In my opinion you fail to realize that software application is not equal software
source code. To
give you example from our work - City Overseer as whole is about 590+ MB. From this
only meager 2Mb
are executables for which i can provide source code. The rest 99+% is binary files
which simply
don't have source code. So if i proclaim that our app is open source tomorrow and all
its source
code is OGC - that less then 1% of the whole. Your second wrong assumption is that
there is some
sort of "other" solution for binary files. There is none. All our suggestions was
removed from the
table by Ryan clarifications.
> clearly identifies all OGC. Of course I fail to see how this has anything
> to do with the current discussion. All of the discussion has revolved
> around the creation of programs which actually contain or generate OGC for
> the end user. Someone would have to explain to me how a program can
> create OGC without actually containing OGC.

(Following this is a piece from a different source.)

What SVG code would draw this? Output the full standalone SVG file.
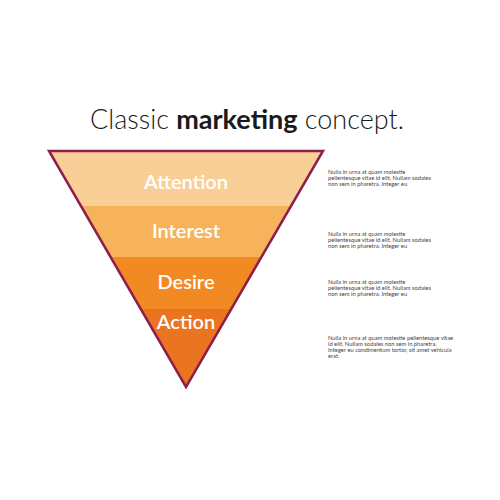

Simple - by processing one type of data from files into another type of data. Remember
the folder
idea? Its so useful for developers because its allow them to clearly separate &
identify OGC/D20/D&D
data from processing logic. ( When any OGC appears on user screen its really memory
shadow of some
part of file in that folder.) Imagine all SRD converted into set of say XML files (or
hashed XML
binaries) Software don't have a single idea what is SRD or D20. It just loads XML
files from OGC
folder, does something by rules in that files, then produces output. Theoretically
speaking if
somebody was to replace XML OGC D20 folder with Battletech XML folder the very same
software would
produce Battletech. ( And of course software probably won't work at all without that
folder ).
This is beneficial for developers (just put everything OGC/D20 specific in folder, and
code only
generic processing), its clearly beneficial for end users (all OGC is in one folder,
change the
rules or data there, and application will work the way you wanted.) However by current
OGL policies
mutually beneficial solutions are restricted, and no alternatives is offered.